Doit-on en déduire que les pouvoirs publics ont totalement failli dans le domaine de l’éducation et de la santé ? Sans doute pas. Selon l’Insee, à chaque rentrée scolaire, entre deux et quatre nouvelles écoles ouvrent leurs portes en Guyane. De même, les Guyanais ont gagné quatre ans d’espérance de vie au cours des quinze dernières années. Mais une nouvelle donnée a rendu très difficile la quête d’une égalité réelle avec l’Hexagone : l’explosion démographique. En 20 ans, la Guyane a vu sa population doubler, passant de 130 000 à plus de 260 000. Deux raisons à cela : l’augmentation de l’immigration en provenance du Surinam, du Brésil et d’Haïti ; et la forte natalité. Sans surprise, la santé et l’éducation sont les deux principaux bénéficiaires du plan d’investissement de 2,1 milliards signé hier à Cayenne.

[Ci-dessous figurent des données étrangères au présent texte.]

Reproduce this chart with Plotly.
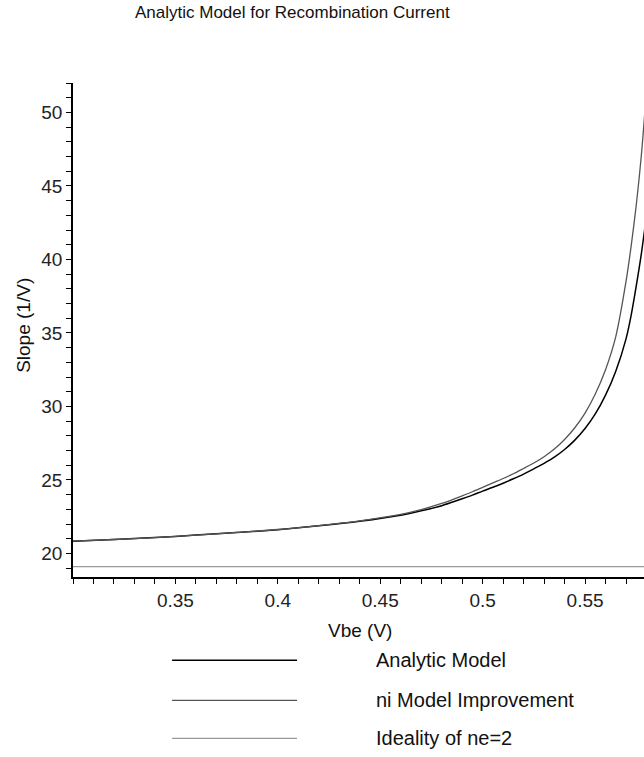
import plotly.graph_objects as go

# Base-emitter voltage samples (V)
vbe = [0.30, 0.32, 0.34, 0.36, 0.38, 0.40, 0.42, 0.44, 0.46, 0.47, 0.48,
       0.485, 0.49, 0.495, 0.50, 0.505, 0.51, 0.515, 0.52, 0.525, 0.53,
       0.535, 0.54, 0.545, 0.55, 0.555, 0.56, 0.565, 0.57, 0.5725, 0.575,
       0.5775, 0.58]

# Slope d(ln I)/dVbe (1/V) for each model
analytic_model = [20.84, 20.95, 21.08, 21.25, 21.42, 21.62, 21.88, 22.19,
                  22.6, 22.9, 23.25, 23.48, 23.72, 23.97, 24.24, 24.5, 24.78,
                  25.08, 25.4, 25.76, 26.13, 26.55, 27.07, 27.71, 28.5, 29.49,
                  30.77, 32.4, 34.6, 36.2, 38.2, 40.4, 43.0]
ni_improvement = [20.84, 20.95, 21.08, 21.25, 21.43, 21.63, 21.9, 22.22,
                  22.66, 22.98, 23.4, 23.65, 23.92, 24.2, 24.5, 24.8, 25.1,
                  25.42, 25.78, 26.15, 26.58, 27.1, 27.75, 28.55, 29.55, 30.85,
                  32.5, 34.75, 38.5, 40.9, 43.7, 47.1, 51.5]
ideality_vbe = [0.30, 0.58]
ideality_ne2 = [19.1, 19.1]

series_names = ["Analytic Model", "ni Model Improvement", "Ideality of ne=2"]
series_colors = ["#000000", "#555555", "#808080"]
series_widths = [1.5, 1.3, 1.0]

x_ticks = [0.35, 0.40, 0.45, 0.50, 0.55]
x_tick_text = ["0.35", "0.4", "0.45", "0.5", "0.55"]
y_ticks = [20, 25, 30, 35, 40, 45, 50]

FONT = "Liberation Sans, Arial, sans-serif"
W, H = 644, 757
L, R, T, B = 72.5, 0, 82.7, 180.3
PW, PH = W - L - R, H - T - B


def px_to_paper(px, py):
    return (px - L) / PW, (H - B - py) / PH


fig = go.Figure()
for name, xs, ys, col, lw in zip(
        series_names,
        [vbe, vbe, ideality_vbe],
        [analytic_model, ni_improvement, ideality_ne2],
        series_colors, series_widths):
    fig.add_trace(go.Scatter(x=xs, y=ys, mode="lines", name=name,
                             line=dict(color=col, width=lw, shape="spline",
                                       smoothing=0.8),
                             showlegend=False))

annotations = []
shapes = []

# Title
tx, ty = px_to_paper(291.7, 12)
annotations.append(dict(text="Analytic Model for Recombination Current",
                        x=tx, y=ty, xref="paper", yref="paper",
                        xanchor="center", yanchor="middle", showarrow=False,
                        font=dict(family=FONT, size=17, color="#111")))
# Axis titles
ax, ay = px_to_paper(360, 630)
annotations.append(dict(text="Vbe (V)", x=ax, y=ay, xref="paper", yref="paper",
                        xanchor="center", yanchor="middle", showarrow=False,
                        font=dict(family=FONT, size=19, color="#111")))
yx, yy = px_to_paper(23, 325)
annotations.append(dict(text="Slope (1/V)", x=yx, y=yy, xref="paper",
                        yref="paper", xanchor="center", yanchor="middle",
                        textangle=-90, showarrow=False,
                        font=dict(family=FONT, size=19, color="#111")))

# Legend entries: line sample plus label
legend_rows = [660, 700, 738]
for name, col, lw, row in zip(series_names, series_colors, series_widths,
                              legend_rows):
    x0, y0 = px_to_paper(171.7, row)
    x1, _ = px_to_paper(296.7, row)
    shapes.append(dict(type="line", xref="paper", yref="paper",
                       x0=x0, x1=x1, y0=y0, y1=y0,
                       line=dict(color=col, width=lw)))
    lx, _ = px_to_paper(373.3, row)
    annotations.append(dict(text=name, x=lx, y=y0, xref="paper", yref="paper",
                            xanchor="left", yanchor="middle", showarrow=False,
                            font=dict(family=FONT, size=20, color="#111")))

fig.update_layout(
    width=W, height=H,
    margin=dict(l=L, r=R, t=T, b=B, pad=0),
    paper_bgcolor="white", plot_bgcolor="white",
    font=dict(family=FONT, size=19, color="#222"),
    annotations=annotations, shapes=shapes,
    showlegend=False,
)
fig.update_xaxes(range=[0.3, 0.3 + PW / 2050.0], showgrid=False,
                 zeroline=False, showline=True, linecolor="black", linewidth=1.5,
                 ticks="outside", ticklen=5, tickcolor="black",
                 tickvals=x_ticks, ticktext=x_tick_text,
                 tickfont=dict(family=FONT, size=19, color="#222"),
                 minor=dict(ticks="outside", dtick=0.01, tick0=0.3, ticklen=5,
                            tickcolor="black", showgrid=False))
fig.update_yaxes(range=[18.4, 52.0], showgrid=False, zeroline=False,
                 showline=True, linecolor="black", linewidth=1.5,
                 ticks="outside", ticklen=5, tickcolor="black",
                 tickvals=y_ticks,
                 tickfont=dict(family=FONT, size=19, color="#222"),
                 minor=dict(ticks="outside", dtick=1, tick0=0, ticklen=5,
                            tickcolor="black", showgrid=False))

fig.write_html("out.html")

Le retard de la Guyane n’est pas uniquement social. Il est aussi économique. En focalisant leur attention sur la réduction des inégalités sociales, les pouvoirs publics auraient creusé les écarts en matière de développement économique, avance le député-maire de Matoury, Gabriel Serville. « On est devenus une espèce de comptoir de consommation ». Comme dans toute l’outre-mer, l’économie guyanaise est dominée par le secteur des services et la fonction publique. La présence de grandes entreprises d’Etat, comme EDF, n’est pas un gage d’accès au service public. « Près de 40 000 personnes n’ont pas accès à l’énergie, déplore Davy Rimane. C’est inadmissible pour un département français ! ». Il y a dix ans, un congrès de l’énergie avait débouché sur une série de résolutions visant notamment à électrifier les communes isolées. « Une seule résolution a été respectée », soupire le responsable syndical.
La lenteur du traitement réservé aux questions brûlantes - hôpitaux, écoles, électricité - incite à la prudence quand il s’agit d’ouvrir un dossier sensible, comme celui du foncier. En Guyane, curiosité locale, l’État possède la grande majorité des terres. Le collectif demandait à l’Etat de rétrocéder aux collectivités locales « et à tous les Guyanais qui en font la demande » la totalité des surfaces qu’il détient. L’État a accepté hier de restituer 250 000 hectares à la collectivité guyanaise ainsi que 400 000 hectares aux Amérindiens et aux Bushinenge, peuple composé de descendants d’esclaves. La rétrocession du reste des terres sera discutée lors d’états généraux organisés prochainement.
« Nous sommes déterminés à ce que les choses changent », répètent l’un après l’autre les porte-paroles du collectif Pou Lagwiyann Dékolé depuis quatre semaines. Lancé par un autre collectif - 500 frères contre la délinquance -, le mouvement social guyanais veut s’attaquer à toutes les violences qui minent le territoire : violence physique, sociale, économique, institutionnelle. Avec en toile de fond, toujours la même question : la Guyane doit-elle évoluer vers plus d’autonomie ? Le sujet est clairement abordé dans le protocole d’accord. Mais la priorité pour les membres du collectif, c’est de continuer à faire vivre ce mouvement porteur de grands espoirs pour les 260 000 Guyanais. « On a soulevé quelque chose qui ne s’arrêtera pas, lançait il y a quelques jours Mickaël Mancée, l’un des initiateurs du collectif. Ce n’est pas un sprint, c’est une course de fond. On est parti pour des mois, voire des années ».